I suppose he’s going to lord it over me about which of us has the best gypsy bloodlines now.

It seems my great-grandfather George’s mother was from the fairground ‘Barkers’. Born in Lichfield in 1882, George worked as a ‘journeyman leather worker’ as a young man. There was an army barracks in Lichfield and he and a friend decided it would be a good idea to join up.

He was sent to the Western Front as part of the expeditionary force. Described by Kaiser Wilhelm as a ‘contemptible little army’, the title stuck and George and his fellow soldiers became known as the Old Contemptibles. ‘He had a badge that he proudly wore every day,’ explains my father’s cousin.

The bad food and deprivation left him with incurable stomach ulcers for the rest of his life.

I am moved to learn all of this. I have an old black and white photo of my grandmother Dorothy in pigtails, sitting alongside her mother, who sadly died young, her sister Hetty, and next to them, standing straight-backed, is George Barker in his army uniform, looking away from the camera slightly. He must have been a sergeant because he has three chevrons on his arm. None of them are smiling overly much because that wasn’t the fashion for portraiture in those days. But George looks particularly sombre. I wonder what he saw at Ypres.

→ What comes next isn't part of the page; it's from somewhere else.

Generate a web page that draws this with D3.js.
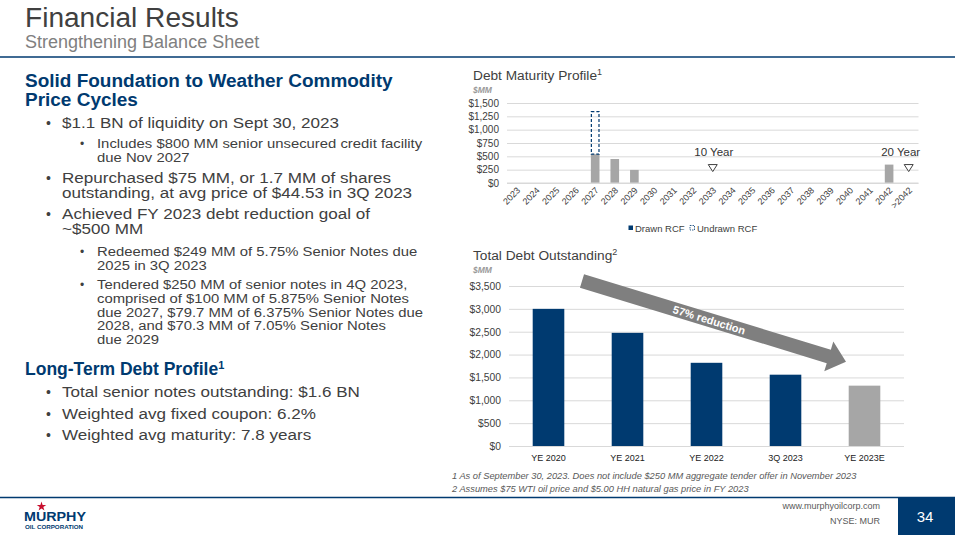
<!DOCTYPE html>
<html>
<head>
<meta charset="utf-8">
<script src="https://cdn.jsdelivr.net/npm/d3@7"></script>
<style>
  html, body { margin: 0; padding: 0; background: #fff; }
  svg { display: block; font-family: "Liberation Sans", Arial, sans-serif; }
</style>
</head>
<body>
<div id="slide"></div>
<script>
// ---- data ----
const maturityYears = ['2023','2024','2025','2026','2027','2028','2029','2030','2031','2032','2033',
  '2034','2035','2036','2037','2038','2039','2040','2041','2042','>2042'];
const seniorNotes  = [0,0,0,0,540,450,245,0,0,0,0,0,0,0,0,0,0,0,0,345,0];
const undrawnRcf   = [0,0,0,0,800,0,0,0,0,0,0,0,0,0,0,0,0,0,0,0,0];
const maturityTicks = [0,250,500,750,1000,1250,1500];
const markerYears  = ['2033','>2042'];
const markerLabels = ['10 Year','20 Year'];
const markerLevel  = 280;

const debtPeriods  = ['YE 2020','YE 2021','YE 2022','3Q 2023','YE 2023E'];
const debtTotals   = [3000,2475,1820,1560,1320];
const debtEstimate = [false,false,false,false,true];
const debtTicks    = [0,500,1000,1500,2000,2500,3000,3500];

const NAVY = '#003a70';
const GREY_BAR = '#a6a6a6';
const GRID = '#d9d9d9';
const TEXT = '#404040';
const money = v => '$' + d3.format(',')(v);

const W = 955, H = 535;
const svg = d3.select('#slide').append('svg').attr('width', W).attr('height', H);

// text drawn slightly wider than the installed font, like the slide
const wide = (sel, x, y, sx) => sel.attr('transform', `translate(${x},${y}) scale(${sx},1)`);

// ---- header ----
wide(svg.append('text'), 25, 27, 1.04).attr('font-size', 27).attr('fill', TEXT).text('Financial Results');
wide(svg.append('text'), 25, 48, 1.0).attr('font-size', 18).attr('fill', '#808080').text('Strengthening Balance Sheet');
svg.append('line').attr('x1', 0).attr('x2', W).attr('y1', 57).attr('y2', 57).attr('stroke', NAVY).attr('stroke-width', 1.5);

// ---- left text ----
const left = svg.append('g').attr('fill', TEXT);
const head = (lines, y, sx, sup) => {
  const t = wide(left.append('text'), 25, y, sx).attr('font-size', 17.5)
    .attr('font-weight', 'bold').attr('fill', NAVY);
  lines.forEach((l, i) => t.append('tspan').attr('x', 0).attr('dy', i ? 19 : 0).text(l));
  if (sup) t.append('tspan').attr('font-size', 11).attr('dy', -6).text(sup);
};
const bullet = (lines, y0, lvl) => {
  const fs = lvl === 1 ? 14.6 : 13.5;
  const lh = lvl === 1 ? 15 : 13.8;
  const sx = lvl === 1 ? 1.17 : 1.1;
  const bx = lvl === 1 ? 46 : 80;
  const tx = lvl === 1 ? 62 : 97;
  left.append('text').attr('x', bx).attr('y', y0).attr('font-size', lvl === 1 ? 14 : 12).text('•');
  const t = wide(left.append('text'), tx, y0, sx).attr('font-size', fs);
  lines.forEach((l, i) => t.append('tspan').attr('x', 0).attr('y', i * lh).text(l));
};
head(['Solid Foundation to Weather Commodity', 'Price Cycles'], 87, 1.085);
bullet(['$1.1 BN of liquidity on Sept 30, 2023'], 128, 1);
bullet(['Includes $800 MM senior unsecured credit facility', 'due Nov 2027'], 148, 2);
bullet(['Repurchased $75 MM, or 1.7 MM of shares', 'outstanding, at avg price of $44.53 in 3Q 2023'], 183, 1);
bullet(['Achieved FY 2023 debt reduction goal of', '~$500 MM'], 219, 1);
bullet(['Redeemed $249 MM of 5.75% Senior Notes due', '2025 in 3Q 2023'], 256, 2);
bullet(['Tendered $250 MM of senior notes in 4Q 2023,', 'comprised of $100 MM of 5.875% Senior Notes',
  'due 2027, $79.7 MM of 6.375% Senior Notes due', '2028, and $70.3 MM of 7.05% Senior Notes', 'due 2029'], 289, 2);
head(['Long-Term Debt Profile'], 375, 1.0, '1');
bullet(['Total senior notes outstanding: $1.6 BN'], 397, 1);
bullet(['Weighted avg fixed coupon: 6.2%'], 418.5, 1);
bullet(['Weighted avg maturity: 7.8 years'], 440, 1);

// ---- chart 1: debt maturity profile ----
const c1 = svg.append('g');
c1.append('text').attr('x', 473).attr('y', 80).attr('font-size', 13.7).attr('fill', TEXT)
  .text('Debt Maturity Profile').append('tspan').attr('font-size', 9).attr('dy', -5).text('1');
c1.append('text').attr('x', 473).attr('y', 93).attr('font-size', 8.5).attr('font-style', 'italic')
  .attr('font-weight', 'bold').attr('fill', '#999').text('$MM');

const x1 = d3.scaleBand().domain(maturityYears).range([507, 918.5]).paddingInner(0.56).paddingOuter(0.28);
const y1 = d3.scaleLinear().domain([0, 1500]).range([183, 103]);

c1.append('g').attr('transform', 'translate(507,0)')
  .call(d3.axisLeft(y1).tickValues(maturityTicks).tickSize(-411.5).tickFormat(money).tickPadding(8))
  .call(g => g.select('.domain').remove())
  .call(g => g.selectAll('.tick line').attr('stroke', GRID))
  .call(g => g.selectAll('.tick text').attr('font-size', 10).attr('fill', TEXT).attr('font-family', null));

c1.selectAll('.bar').data(maturityYears).join('rect')
  .attr('x', d => x1(d)).attr('width', x1.bandwidth())
  .attr('y', (d, i) => y1(seniorNotes[i]))
  .attr('height', (d, i) => y1(0) - y1(seniorNotes[i]))
  .attr('fill', GREY_BAR);

c1.selectAll('.undrawn').data(maturityYears.filter((d, i) => undrawnRcf[i] > 0)).join('rect')
  .each(function (d) {
    const i = maturityYears.indexOf(d);
    d3.select(this)
      .attr('x', x1(d) + 0.5).attr('width', x1.bandwidth() - 1)
      .attr('y', y1(seniorNotes[i] + undrawnRcf[i]))
      .attr('height', y1(seniorNotes[i]) - y1(seniorNotes[i] + undrawnRcf[i]))
      .attr('fill', 'none').attr('stroke', NAVY).attr('stroke-width', 1.2).attr('stroke-dasharray', '3,2');
  });

// x axis baseline + rotated labels
c1.append('line').attr('x1', 507).attr('x2', 918.5).attr('y1', y1(0)).attr('y2', y1(0)).attr('stroke', GRID);
c1.selectAll('.yl').data(maturityYears).join('text')
  .attr('transform', d => `translate(${x1(d) + x1.bandwidth() / 2 + 4},${y1(0) + 8}) rotate(-45)`)
  .attr('text-anchor', 'end').attr('font-size', 9).attr('fill', TEXT).text(d => d);

// term markers
markerYears.forEach((m, k) => {
  const cx = x1(m) + x1.bandwidth() / 2;
  const cy = y1(markerLevel);
  c1.append('path').attr('d', `M${cx - 4.5},${cy - 3.5}L${cx + 4.5},${cy - 3.5}L${cx},${cy + 3.5}Z`)
    .attr('fill', '#fff').attr('stroke', TEXT).attr('stroke-width', 1);
  c1.append('text').attr('x', k === 0 ? cx + 1 : cx - 8).attr('y', cy - 12).attr('text-anchor', 'middle')
    .attr('font-size', 11.5).attr('fill', '#333').text(markerLabels[k]);
});

// legend
const lg = c1.append('g').attr('font-size', 9.5).attr('fill', TEXT);
lg.append('rect').attr('x', 628.5).attr('y', 225.5).attr('width', 4.5).attr('height', 4.5).attr('fill', NAVY);
lg.append('text').attr('x', 635).attr('y', 231.5).text('Drawn RCF');
lg.append('rect').attr('x', 690).attr('y', 225.5).attr('width', 4.5).attr('height', 4.5)
  .attr('fill', 'none').attr('stroke', NAVY).attr('stroke-width', 0.8).attr('stroke-dasharray', '1.5,1');
lg.append('text').attr('x', 697).attr('y', 231.5).text('Undrawn RCF');

// ---- chart 2: total debt outstanding ----
const c2 = svg.append('g');
c2.append('text').attr('x', 473).attr('y', 260).attr('font-size', 13.7).attr('fill', TEXT)
  .text('Total Debt Outstanding').append('tspan').attr('font-size', 9).attr('dy', -5).text('2');
c2.append('text').attr('x', 473).attr('y', 273).attr('font-size', 8.5).attr('font-style', 'italic')
  .attr('font-weight', 'bold').attr('fill', '#999').text('$MM');

const x2 = d3.scaleBand().domain(debtPeriods).range([509, 904]).paddingInner(0.6).paddingOuter(0.3);
const y2 = d3.scaleLinear().domain([0, 3500]).range([446, 286]);

c2.append('g').attr('transform', 'translate(509,0)')
  .call(d3.axisLeft(y2).tickValues(debtTicks).tickSize(-395).tickFormat(money).tickPadding(8))
  .call(g => g.select('.domain').remove())
  .call(g => g.selectAll('.tick line').attr('stroke', GRID))
  .call(g => g.selectAll('.tick text').attr('font-size', 10.3).attr('fill', TEXT).attr('font-family', null));

c2.selectAll('.bar').data(debtPeriods).join('rect')
  .attr('x', d => x2(d)).attr('width', x2.bandwidth())
  .attr('y', (d, i) => y2(debtTotals[i]))
  .attr('height', (d, i) => y2(0) - y2(debtTotals[i]))
  .attr('fill', (d, i) => debtEstimate[i] ? GREY_BAR : NAVY);

c2.selectAll('.xl').data(debtPeriods).join('text')
  .attr('x', d => x2(d) + x2.bandwidth() / 2).attr('y', 461)
  .attr('text-anchor', 'middle').attr('font-size', 9).attr('fill', '#222').text(d => d);

// reduction arrow
const a0 = [582, 281], a1 = [846, 361.7];
const ang = Math.atan2(a1[1] - a0[1], a1[0] - a0[0]) * 180 / Math.PI;
const len = Math.hypot(a1[0] - a0[0], a1[1] - a0[1]);
const arrow = c2.append('g').attr('transform', `translate(${a0[0]},${a0[1]}) rotate(${ang})`);
const hl = 18, sw = 7, hw = 15.5;
arrow.append('path')
  .attr('d', `M0,${-sw}L${len - hl},${-sw}L${len - hl},${-hw}L${len},0L${len - hl},${hw}L${len - hl},${sw}L0,${sw}Z`)
  .attr('fill', '#7f7f7f');
arrow.append('text').attr('x', 133).attr('y', 4).attr('text-anchor', 'middle')
  .attr('font-size', 11).attr('font-weight', 'bold').attr('fill', '#fff').text('57% reduction');

// ---- footnotes ----
const fn = svg.append('g').attr('font-size', 9.3).attr('font-style', 'italic').attr('fill', '#595959');
fn.append('text').attr('x', 452).attr('y', 479).text('1 As of September 30, 2023. Does not include $250 MM aggregate tender offer in November 2023');
fn.append('text').attr('x', 452).attr('y', 492).text('2 Assumes $75 WTI oil price and $5.00 HH natural gas price in FY 2023');

// ---- footer ----
svg.append('line').attr('x1', 0).attr('x2', W).attr('y1', 497.5).attr('y2', 497.5).attr('stroke', NAVY).attr('stroke-width', 1.5);
svg.append('rect').attr('x', 898).attr('y', 497).attr('width', 57).attr('height', 38).attr('fill', NAVY);
svg.append('text').attr('x', 925).attr('y', 521.5).attr('text-anchor', 'middle').attr('font-size', 15).attr('fill', '#fff').text('34');
svg.append('text').attr('x', 880).attr('y', 509).attr('text-anchor', 'end').attr('font-size', 9).attr('fill', '#595959').text('www.murphyoilcorp.com');
svg.append('text').attr('x', 880).attr('y', 524).attr('text-anchor', 'end').attr('font-size', 9).attr('fill', '#595959').text('NYSE: MUR');

// logo
const logo = svg.append('g');
const star = d3.symbol().type(d3.symbolStar).size(28);
logo.append('path').attr('d', star()).attr('transform', 'translate(41.5,506.5)').attr('fill', '#c8102e');
logo.append('text').attr('x', 24).attr('y', 521).attr('font-size', 13.5).attr('font-weight', 'bold').attr('fill', NAVY)
  .attr('textLength', 62).attr('lengthAdjust', 'spacingAndGlyphs').text('MURPHY');
logo.append('text').attr('x', 25).attr('y', 528.5).attr('font-size', 5.5).attr('font-weight', 'bold').attr('fill', NAVY)
  .attr('textLength', 58).attr('lengthAdjust', 'spacingAndGlyphs').text('OIL CORPORATION');
</script>
</body>
</html>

To hear about his Romany roots makes it all the more moving. I have always felt defensive of gypsies, assuming my indignation is on behalf of the builder b’s ancestors.

Every time they come to the village green and park their caravans, I get upset at how much the neighbours get their knickers in a twist.

It alarms me how the settled community mocks the travelling community. Isn’t the whole point of the tolerance and equality we like to boast of in our society that we extend it to all ways of life and cultures including the ones we don’t agree with, or understand much, for that matter?

The builder boyfriend doesn’t shout about his origins on his father’s mother’s side, or the fact that he spent years with his father on the road as a child, selling antiques rather than leather like my great-grandfather.

But when people in the village make jokes about gypsies, I always feel like shouting at them to shut up. You’d drop litter if you were pushed to the margins of society. You’d be a bit rough around the edges if you were used to defending yourself as the last group of people society allows to be lumped together and have sweeping statements made about them.

Recently, there was a news story about gypsy boys being cruel to their horses by riding them into the Serpentine.

Some pink-haired leftie was screaming about animal rights, and that was the headline.

I messaged one of the news organisations concerned drawing its attention to two recent stories about people riding horses into water. One depicted a lady astride a horse in the sea off Cornwall, and the other showed the Household Cavalry swimming their horses on their summer break.

I received one word back: ‘Magnificent.’ I agreed and asked whether they might consider running an article showing why the gypsies were not ‘cruel’ for doing the same. ‘I hardly think it’s the same,’ came the reply. And I felt unaccountably furious. At least now I understand why.